| SET PROBLEM |
Identify each line containing the word "that" and copy it.

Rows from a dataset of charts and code
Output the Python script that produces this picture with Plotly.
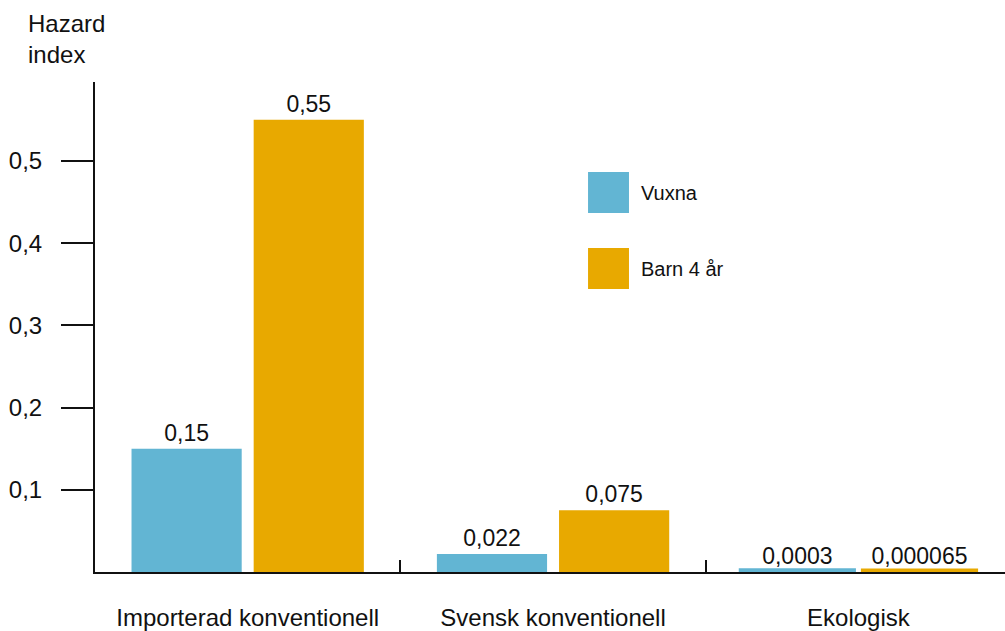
import plotly.graph_objects as go

categories = ["Importerad konventionell", "Svensk konventionell", "Ekologisk"]
vuxna = [0.15, 0.022, 0.0003]
barn = [0.55, 0.075, 0.000065]
series_names = ["Vuxna", "Barn 4 år"]
y_ticks = [0.1, 0.2, 0.3, 0.4, 0.5]
y_title = "Hazard<br>index"

BLUE = "#62B5D3"
ORANGE = "#E8A900"
FONT = "Liberation Sans, Arial, Helvetica, sans-serif"


def fmt(v):
    return ("%.6f" % v).rstrip("0").replace(".", ",")


def thin_visible(vals):
    # make near-zero bars visible as a thin strip
    return [7 if v < 0.001 else 0 for v in vals]


fig = go.Figure()
for name, vals, col in [(series_names[0], vuxna, BLUE), (series_names[1], barn, ORANGE)]:
    fig.add_trace(go.Bar(
        x=categories, y=vals, name=name,
        marker=dict(color=col, line=dict(color=col, width=thin_visible(vals))),
        text=[fmt(v) for v in vals], textposition="outside",
        textfont=dict(size=23, color="#111", family=FONT),
        cliponaxis=False, showlegend=False,
    ))

# manual legend (large squares)
legend_items = [(series_names[0], BLUE, 0.8163), (series_names[1], ORANGE, 0.6612)]
for name, col, ytop in legend_items:
    fig.add_shape(type="rect", xref="paper", yref="paper",
                  x0=0.5418, x1=0.5868, y0=ytop - 0.0837, y1=ytop,
                  fillcolor=col, line=dict(width=0))
    fig.add_annotation(xref="paper", yref="paper", x=0.5978, y=ytop - 0.042,
                       xanchor="left", yanchor="middle", text=name, showarrow=False,
                       font=dict(size=20, color="#111", family=FONT))

fig.add_annotation(xref="paper", yref="paper", x=-0.0758, y=1.151,
                   xanchor="left", yanchor="top", text=y_title, showarrow=False,
                   align="left", font=dict(size=24, color="#111", family=FONT))

fig.update_layout(
    width=1005, height=631,
    margin=dict(l=95, r=0, t=82, b=59),
    paper_bgcolor="white", plot_bgcolor="white",
    barmode="group", bargap=0.2, bargroupgap=0.098,
    separators=", ",
    font=dict(family=FONT, color="#111"),
    xaxis=dict(
        type="category", range=[-0.5, 2.48], automargin=False,
        showline=True, linecolor="#111", linewidth=2,
        ticks="inside", tickson="boundaries", ticklen=12, tickwidth=2, tickcolor="#111",
        tickfont=dict(size=24, color="#111", family=FONT),
        ticklabelstandoff=23, showgrid=False, zeroline=False,
    ),
    yaxis=dict(
        range=[0, 0.596], automargin=False,
        showline=True, linecolor="#111", linewidth=2,
        tickmode="array", tickvals=y_ticks,
        ticks="outside", ticklen=32, tickwidth=2, tickcolor="#111",
        tickfont=dict(size=24, color="#111", family=FONT),
        ticklabelstandoff=14, showgrid=False, zeroline=False,
    ),
)

fig.write_html("out.html", config={"displayModeBar": False},
               post_script="document.body.style.margin='0';")
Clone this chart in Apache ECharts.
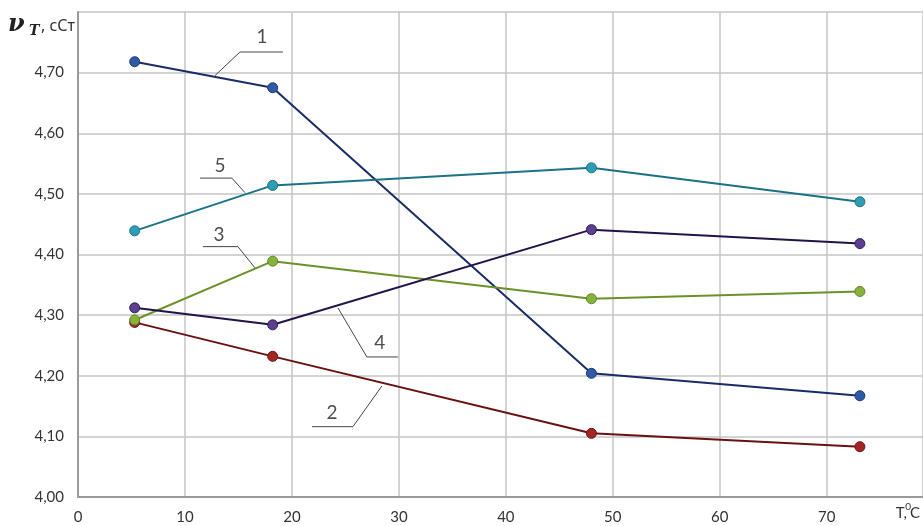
<!DOCTYPE html>
<html>
<head>
<meta charset="utf-8">
<script src="https://cdn.jsdelivr.net/npm/echarts@6/dist/echarts.min.js"></script>
<style>
  html, body { margin: 0; padding: 0; background: #fff; }
  #chart { width: 923px; height: 526px; }
</style>
</head>
<body>
<div id="chart"></div>
<script>
// Temperature points, °C
const temps = [5.3, 18.2, 48.0, 73.1];

// Kinematic viscosity, cSt, per sample
const visc1 = [4.718, 4.675, 4.204, 4.167];
const visc2 = [4.288, 4.232, 4.105, 4.083];
const visc3 = [4.292, 4.389, 4.327, 4.339];
const visc4 = [4.312, 4.284, 4.441, 4.418];
const visc5 = [4.439, 4.514, 4.543, 4.487];

const xTicks = [0, 10, 20, 30, 40, 50, 60, 70];
const yTicks = [4.0, 4.1, 4.2, 4.3, 4.4, 4.5, 4.6, 4.7];

// Callout labels: text anchor and leader polyline, in axis units
const calloutNames = ['1', '2', '3', '4', '5'];
const calloutText = [[17.2, 4.759], [23.74, 4.139], [13.18, 4.432], [28.22, 4.254], [13.27, 4.546]];
const calloutLeaders = [
  [[19.16, 4.734], [15.14, 4.734], [12.80, 4.695]],
  [[21.87, 4.116], [25.70, 4.116], [28.41, 4.183]],
  [[11.68, 4.413], [14.95, 4.413], [16.54, 4.378]],
  [[29.91, 4.231], [27.01, 4.231], [24.30, 4.312]],
  [[11.40, 4.526], [14.39, 4.526], [15.61, 4.502]]
];

const seriesDefs = [
  { values: visc1, line: '#1a2c68', fill: '#2f5aa6', edge: '#1c3a78' },
  { values: visc2, line: '#6a1010', fill: '#a32626', edge: '#6e1212' },
  { values: visc3, line: '#6a9228', fill: '#86b33c', edge: '#5e8424' },
  { values: visc4, line: '#22134a', fill: '#5c3f8e', edge: '#2e1c5c' },
  { values: visc5, line: '#1b7287', fill: '#2f9db3', edge: '#1b7287' }
];

const pair = (xs, ys) => xs.map((x, i) => [x, ys[i]]);
const FONT = 'Lato, "Open Sans", sans-serif';
const near = (list, v) => list.find(t => Math.abs(t - v) < 1e-6);

const series = seriesDefs.map(d => ({
  type: 'line',
  data: pair(temps, d.values),
  symbol: 'circle',
  symbolSize: 10,
  lineStyle: { color: d.line, width: 2 },
  itemStyle: { color: d.fill, borderColor: d.edge, borderWidth: 1 },
  z: 3,
  silent: true
}));

calloutLeaders.forEach(pts => {
  series.push({
    type: 'line',
    data: pts,
    symbol: 'none',
    lineStyle: { color: '#444', width: 1 },
    z: 4,
    silent: true
  });
});

series.push({
  type: 'scatter',
  data: calloutText.map((p, i) => ({ value: p, name: calloutNames[i] })),
  symbolSize: 0,
  label: {
    show: true,
    position: 'inside',
    formatter: p => p.name,
    fontFamily: FONT,
    fontSize: 19,
    color: '#222'
  },
  z: 5,
  silent: true
});

const chart = echarts.init(document.getElementById('chart'), null, { renderer: 'canvas' });
chart.setOption({
  animation: false,
  backgroundColor: '#fff',
  grid: { left: 78, top: 12, bottom: 29, right: 0 },
  xAxis: {
    type: 'value',
    min: 0, max: 79, interval: 10,
    axisLine: { show: true, lineStyle: { color: '#9a9a9a', width: 2 } },
    axisTick: { show: false },
    splitLine: { show: true, lineStyle: { color: '#c4c4c4', width: 1.5 } },
    axisLabel: {
      fontFamily: FONT, fontSize: 15, color: '#333', margin: 13,
      showMaxLabel: false,
      formatter: v => {
        const hit = near(xTicks, v);
        return hit === undefined ? '' : String(hit);
      }
    }
  },
  yAxis: {
    type: 'value',
    min: 4.0, max: 4.8, interval: 0.1,
    axisLine: { show: true, lineStyle: { color: '#9a9a9a', width: 2 } },
    axisTick: { show: false },
    splitLine: { show: true, lineStyle: { color: '#c4c4c4', width: 1.5 } },
    axisLabel: {
      fontFamily: FONT, fontSize: 15, color: '#333', margin: 14,
      formatter: v => {
        const hit = near(yTicks, v);
        return hit === undefined ? '' : hit.toFixed(2).replace('.', ',');
      }
    }
  },
  graphic: [
    {
      type: 'text', left: 8, top: 13,
      style: {
        text: 'ν',
        fontFamily: '"DejaVu Serif", serif',
        fontStyle: 'italic',
        fontWeight: 'bold',
        fontSize: 24,
        fill: '#222'
      }
    },
    {
      type: 'text', left: 29, top: 24,
      style: {
        text: 'T',
        fontFamily: '"DejaVu Serif", serif',
        fontStyle: 'italic',
        fontWeight: 'bold',
        fontSize: 14,
        fill: '#222'
      }
    },
    {
      type: 'text', left: 41, top: 18,
      style: {
        text: ', сСт',
        fontFamily: '"Noto Sans", "Open Sans", sans-serif',
        fontSize: 16,
        fill: '#333'
      }
    },
    {
      type: 'text', right: 16, bottom: 5,
      style: {
        text: 'T,',
        fontFamily: FONT,
        fontSize: 15,
        fill: '#333'
      }
    },
    {
      type: 'text', right: 12, bottom: 14,
      style: {
        text: '0',
        fontFamily: FONT,
        fontSize: 10,
        fill: '#333'
      }
    },
    {
      type: 'text', right: 3, bottom: 5,
      style: {
        text: 'C',
        fontFamily: FONT,
        fontSize: 15,
        fill: '#333'
      }
    }
  ],
  series
});
</script>
</body>
</html>
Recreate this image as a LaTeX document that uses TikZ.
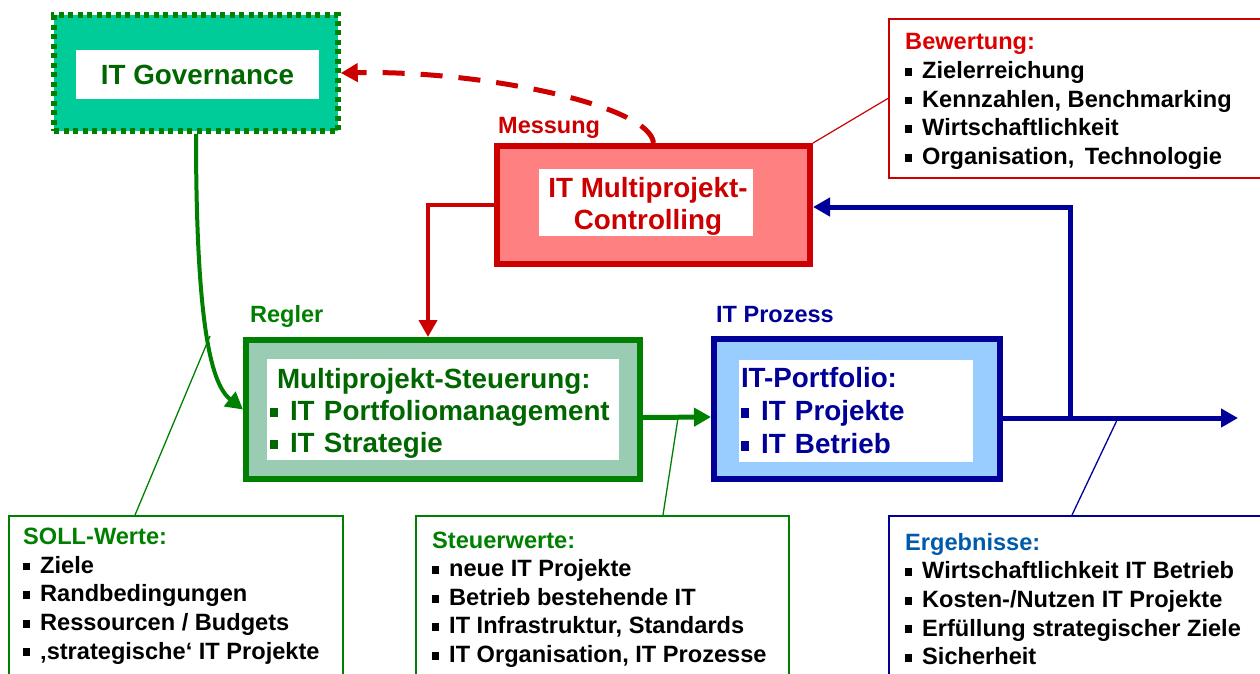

| THE SOLUTION |
Output the Python script that produces this picture with Plotly.
Recreate this image as a LaTeX document that uses TikZ.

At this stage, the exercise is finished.